- _WRITTEN INSTRUCTION_: Look for the line containing "Reproduce this chart with matplotlib." and the line containing "ax.set_ylim(-1.1, 1.1)"; retype them and all lines between, exactly, and leave out the pictures.

- _PROVIDED INFORMATION_:
# # # #
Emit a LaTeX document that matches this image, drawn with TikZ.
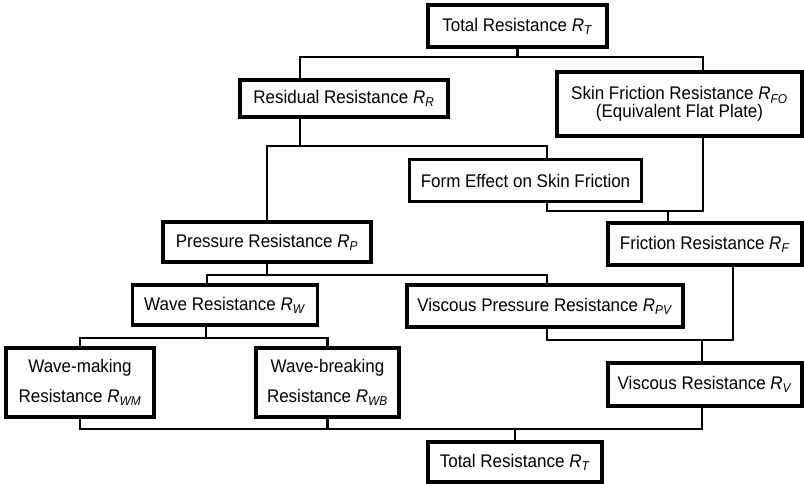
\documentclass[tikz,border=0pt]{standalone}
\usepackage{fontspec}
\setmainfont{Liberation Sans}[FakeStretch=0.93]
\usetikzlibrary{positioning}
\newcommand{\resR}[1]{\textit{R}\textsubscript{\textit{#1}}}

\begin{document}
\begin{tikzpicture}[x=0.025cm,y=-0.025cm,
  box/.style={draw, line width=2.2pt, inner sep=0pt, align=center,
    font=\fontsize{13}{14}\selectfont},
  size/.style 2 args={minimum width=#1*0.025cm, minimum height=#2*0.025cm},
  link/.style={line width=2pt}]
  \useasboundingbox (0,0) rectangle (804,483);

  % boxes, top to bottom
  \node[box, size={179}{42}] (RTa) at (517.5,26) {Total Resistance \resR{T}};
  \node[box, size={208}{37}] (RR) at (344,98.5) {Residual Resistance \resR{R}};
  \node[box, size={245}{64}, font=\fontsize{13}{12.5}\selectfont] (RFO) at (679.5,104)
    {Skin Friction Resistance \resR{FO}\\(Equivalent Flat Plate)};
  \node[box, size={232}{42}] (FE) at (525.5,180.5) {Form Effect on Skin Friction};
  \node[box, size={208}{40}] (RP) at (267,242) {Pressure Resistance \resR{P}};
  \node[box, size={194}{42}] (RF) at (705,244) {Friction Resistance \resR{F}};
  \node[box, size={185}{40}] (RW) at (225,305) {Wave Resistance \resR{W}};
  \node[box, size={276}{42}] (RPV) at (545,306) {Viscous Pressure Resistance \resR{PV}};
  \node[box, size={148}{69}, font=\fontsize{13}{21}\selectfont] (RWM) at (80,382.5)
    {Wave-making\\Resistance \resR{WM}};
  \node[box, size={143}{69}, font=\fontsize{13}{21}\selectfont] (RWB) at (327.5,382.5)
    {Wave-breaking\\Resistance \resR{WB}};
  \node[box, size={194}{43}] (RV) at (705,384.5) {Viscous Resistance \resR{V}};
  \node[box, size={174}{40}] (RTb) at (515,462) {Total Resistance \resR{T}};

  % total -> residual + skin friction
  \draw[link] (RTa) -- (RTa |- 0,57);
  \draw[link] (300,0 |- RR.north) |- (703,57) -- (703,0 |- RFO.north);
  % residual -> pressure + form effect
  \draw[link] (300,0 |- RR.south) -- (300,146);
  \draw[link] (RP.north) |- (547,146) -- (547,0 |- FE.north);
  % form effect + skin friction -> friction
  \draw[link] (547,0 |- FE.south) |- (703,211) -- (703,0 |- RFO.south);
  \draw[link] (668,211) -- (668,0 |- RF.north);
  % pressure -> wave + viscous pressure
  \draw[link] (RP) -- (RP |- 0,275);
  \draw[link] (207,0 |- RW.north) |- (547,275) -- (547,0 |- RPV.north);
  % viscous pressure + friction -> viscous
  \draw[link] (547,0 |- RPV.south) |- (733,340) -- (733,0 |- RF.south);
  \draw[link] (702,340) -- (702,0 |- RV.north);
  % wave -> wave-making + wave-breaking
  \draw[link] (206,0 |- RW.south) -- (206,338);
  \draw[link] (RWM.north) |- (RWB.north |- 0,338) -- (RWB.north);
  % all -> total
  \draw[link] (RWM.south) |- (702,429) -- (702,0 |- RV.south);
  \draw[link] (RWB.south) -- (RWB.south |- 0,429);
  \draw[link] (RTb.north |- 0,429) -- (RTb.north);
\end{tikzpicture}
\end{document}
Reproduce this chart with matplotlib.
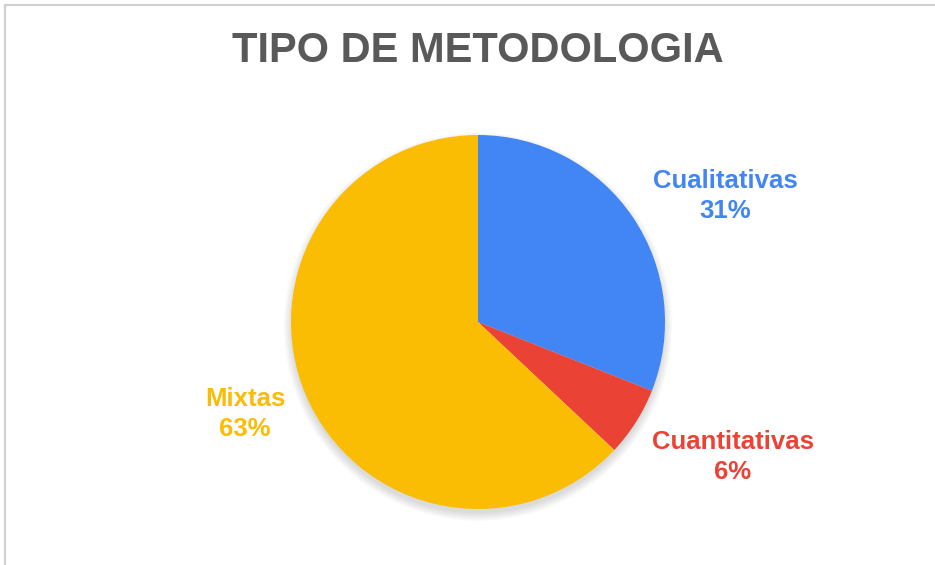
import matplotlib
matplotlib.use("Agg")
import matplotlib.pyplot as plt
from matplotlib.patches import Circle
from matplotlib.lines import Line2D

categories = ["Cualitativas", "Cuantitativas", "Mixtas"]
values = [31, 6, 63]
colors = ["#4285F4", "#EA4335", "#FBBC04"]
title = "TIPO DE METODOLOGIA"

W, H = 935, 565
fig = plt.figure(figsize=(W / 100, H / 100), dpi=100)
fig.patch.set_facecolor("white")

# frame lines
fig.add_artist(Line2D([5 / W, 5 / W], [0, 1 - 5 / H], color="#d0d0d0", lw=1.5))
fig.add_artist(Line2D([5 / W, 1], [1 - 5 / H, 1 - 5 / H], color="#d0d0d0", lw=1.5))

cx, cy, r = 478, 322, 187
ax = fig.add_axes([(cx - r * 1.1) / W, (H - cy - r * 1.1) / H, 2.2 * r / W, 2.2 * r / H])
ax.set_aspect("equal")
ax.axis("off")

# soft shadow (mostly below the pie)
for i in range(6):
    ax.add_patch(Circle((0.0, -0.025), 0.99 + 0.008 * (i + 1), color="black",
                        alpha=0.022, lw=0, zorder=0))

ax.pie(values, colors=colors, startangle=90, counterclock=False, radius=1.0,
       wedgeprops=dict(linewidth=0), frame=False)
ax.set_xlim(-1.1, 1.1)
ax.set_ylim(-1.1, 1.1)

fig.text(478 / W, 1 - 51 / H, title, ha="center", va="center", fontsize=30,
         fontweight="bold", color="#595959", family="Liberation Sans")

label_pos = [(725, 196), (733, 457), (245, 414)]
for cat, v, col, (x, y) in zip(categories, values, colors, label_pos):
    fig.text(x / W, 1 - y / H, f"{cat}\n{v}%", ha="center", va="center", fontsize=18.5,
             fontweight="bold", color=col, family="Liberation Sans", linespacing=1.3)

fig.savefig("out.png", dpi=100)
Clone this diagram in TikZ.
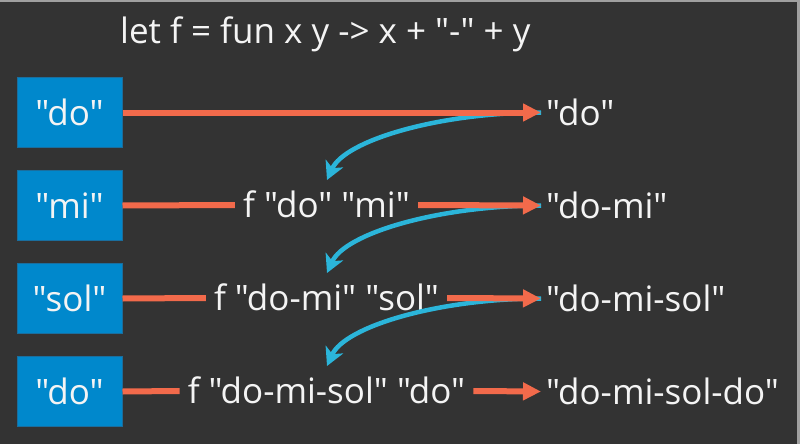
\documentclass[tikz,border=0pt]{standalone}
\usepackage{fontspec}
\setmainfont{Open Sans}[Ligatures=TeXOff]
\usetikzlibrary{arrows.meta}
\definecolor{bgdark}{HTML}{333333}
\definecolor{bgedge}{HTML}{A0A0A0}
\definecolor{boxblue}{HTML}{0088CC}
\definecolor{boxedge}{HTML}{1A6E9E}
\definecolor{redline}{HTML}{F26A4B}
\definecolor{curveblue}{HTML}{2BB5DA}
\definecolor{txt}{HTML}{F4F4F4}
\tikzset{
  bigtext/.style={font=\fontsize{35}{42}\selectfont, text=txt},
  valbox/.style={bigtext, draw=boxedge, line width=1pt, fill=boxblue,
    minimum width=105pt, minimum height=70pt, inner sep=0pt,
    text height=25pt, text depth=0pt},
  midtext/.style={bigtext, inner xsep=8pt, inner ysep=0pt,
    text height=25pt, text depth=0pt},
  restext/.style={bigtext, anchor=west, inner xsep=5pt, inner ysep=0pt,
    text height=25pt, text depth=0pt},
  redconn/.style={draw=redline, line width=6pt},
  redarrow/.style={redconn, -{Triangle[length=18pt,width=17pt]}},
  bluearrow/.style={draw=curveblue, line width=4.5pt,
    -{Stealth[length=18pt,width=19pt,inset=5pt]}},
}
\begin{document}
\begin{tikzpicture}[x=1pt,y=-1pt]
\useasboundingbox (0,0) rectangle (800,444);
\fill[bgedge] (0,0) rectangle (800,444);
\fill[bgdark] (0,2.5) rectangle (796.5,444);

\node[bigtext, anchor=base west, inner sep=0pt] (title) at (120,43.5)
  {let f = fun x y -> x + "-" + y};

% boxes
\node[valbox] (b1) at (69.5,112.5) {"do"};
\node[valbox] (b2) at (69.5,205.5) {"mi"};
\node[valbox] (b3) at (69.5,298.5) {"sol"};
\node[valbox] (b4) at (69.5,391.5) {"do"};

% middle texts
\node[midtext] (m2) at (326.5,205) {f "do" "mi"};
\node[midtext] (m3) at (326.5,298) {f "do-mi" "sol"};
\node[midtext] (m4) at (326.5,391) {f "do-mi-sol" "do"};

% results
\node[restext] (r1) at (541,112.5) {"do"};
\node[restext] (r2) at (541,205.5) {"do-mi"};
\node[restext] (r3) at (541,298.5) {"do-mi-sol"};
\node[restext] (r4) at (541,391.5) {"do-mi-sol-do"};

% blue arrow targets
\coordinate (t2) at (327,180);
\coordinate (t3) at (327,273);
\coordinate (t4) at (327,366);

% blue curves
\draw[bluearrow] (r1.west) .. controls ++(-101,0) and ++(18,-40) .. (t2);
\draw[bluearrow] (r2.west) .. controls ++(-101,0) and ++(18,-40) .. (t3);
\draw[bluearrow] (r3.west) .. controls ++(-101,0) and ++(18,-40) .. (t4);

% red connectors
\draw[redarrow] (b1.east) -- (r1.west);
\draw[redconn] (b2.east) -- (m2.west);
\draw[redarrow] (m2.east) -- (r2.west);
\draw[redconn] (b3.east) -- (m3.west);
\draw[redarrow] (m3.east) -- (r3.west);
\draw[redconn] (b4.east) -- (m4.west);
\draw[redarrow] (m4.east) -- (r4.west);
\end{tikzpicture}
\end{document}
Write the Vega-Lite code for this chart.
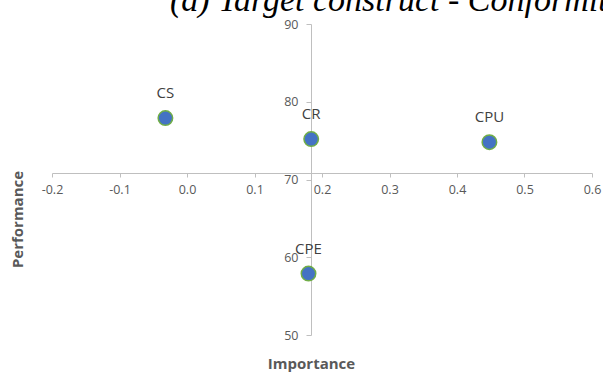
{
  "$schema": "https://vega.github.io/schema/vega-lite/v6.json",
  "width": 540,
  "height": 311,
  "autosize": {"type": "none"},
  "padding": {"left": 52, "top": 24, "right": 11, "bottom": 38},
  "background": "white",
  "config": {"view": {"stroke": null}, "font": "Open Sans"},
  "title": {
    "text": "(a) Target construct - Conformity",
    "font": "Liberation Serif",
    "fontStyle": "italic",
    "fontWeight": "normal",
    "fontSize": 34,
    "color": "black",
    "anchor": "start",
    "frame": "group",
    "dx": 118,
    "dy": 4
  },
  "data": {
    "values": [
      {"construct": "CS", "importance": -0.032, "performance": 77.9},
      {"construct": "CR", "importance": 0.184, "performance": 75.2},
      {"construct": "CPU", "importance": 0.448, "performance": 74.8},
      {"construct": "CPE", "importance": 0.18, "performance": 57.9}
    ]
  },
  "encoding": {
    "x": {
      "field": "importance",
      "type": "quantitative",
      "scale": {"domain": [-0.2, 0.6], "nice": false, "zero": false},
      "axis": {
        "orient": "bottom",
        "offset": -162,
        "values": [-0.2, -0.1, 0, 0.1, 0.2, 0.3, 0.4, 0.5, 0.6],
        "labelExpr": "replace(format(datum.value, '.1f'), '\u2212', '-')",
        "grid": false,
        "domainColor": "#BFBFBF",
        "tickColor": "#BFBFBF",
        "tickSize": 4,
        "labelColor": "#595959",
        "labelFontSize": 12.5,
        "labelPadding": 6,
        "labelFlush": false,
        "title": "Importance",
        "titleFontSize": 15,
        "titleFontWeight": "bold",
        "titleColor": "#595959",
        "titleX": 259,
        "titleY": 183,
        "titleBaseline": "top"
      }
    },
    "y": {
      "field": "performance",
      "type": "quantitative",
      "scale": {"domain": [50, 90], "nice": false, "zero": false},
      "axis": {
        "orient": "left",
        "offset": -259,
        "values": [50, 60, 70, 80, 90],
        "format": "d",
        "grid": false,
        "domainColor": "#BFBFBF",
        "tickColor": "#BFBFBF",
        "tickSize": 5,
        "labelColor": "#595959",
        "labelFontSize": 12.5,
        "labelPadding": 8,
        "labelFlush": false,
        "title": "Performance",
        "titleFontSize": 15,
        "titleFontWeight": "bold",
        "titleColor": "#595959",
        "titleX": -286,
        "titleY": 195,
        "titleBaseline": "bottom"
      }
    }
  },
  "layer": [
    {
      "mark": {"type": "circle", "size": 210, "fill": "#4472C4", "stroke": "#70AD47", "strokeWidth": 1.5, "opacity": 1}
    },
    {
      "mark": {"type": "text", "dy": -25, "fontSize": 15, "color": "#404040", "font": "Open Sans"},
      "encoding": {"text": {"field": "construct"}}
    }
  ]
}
# # # #
- _SOLUTION FOR THIS TASK_:
Reproduce this chart with matplotlib.
import matplotlib
matplotlib.use("Agg")
import matplotlib.pyplot as plt
from matplotlib.patches import Circle
from matplotlib.lines import Line2D

categories = ["Cualitativas", "Cuantitativas", "Mixtas"]
values = [31, 6, 63]
colors = ["#4285F4", "#EA4335", "#FBBC04"]
title = "TIPO DE METODOLOGIA"

W, H = 935, 565
fig = plt.figure(figsize=(W / 100, H / 100), dpi=100)
fig.patch.set_facecolor("white")

# frame lines
fig.add_artist(Line2D([5 / W, 5 / W], [0, 1 - 5 / H], color="#d0d0d0", lw=1.5))
fig.add_artist(Line2D([5 / W, 1], [1 - 5 / H, 1 - 5 / H], color="#d0d0d0", lw=1.5))

cx, cy, r = 478, 322, 187
ax = fig.add_axes([(cx - r * 1.1) / W, (H - cy - r * 1.1) / H, 2.2 * r / W, 2.2 * r / H])
ax.set_aspect("equal")
ax.axis("off")

# soft shadow (mostly below the pie)
for i in range(6):
    ax.add_patch(Circle((0.0, -0.025), 0.99 + 0.008 * (i + 1), color="black",
                        alpha=0.022, lw=0, zorder=0))

ax.pie(values, colors=colors, startangle=90, counterclock=False, radius=1.0,
       wedgeprops=dict(linewidth=0), frame=False)
ax.set_xlim(-1.1, 1.1)
ax.set_ylim(-1.1, 1.1)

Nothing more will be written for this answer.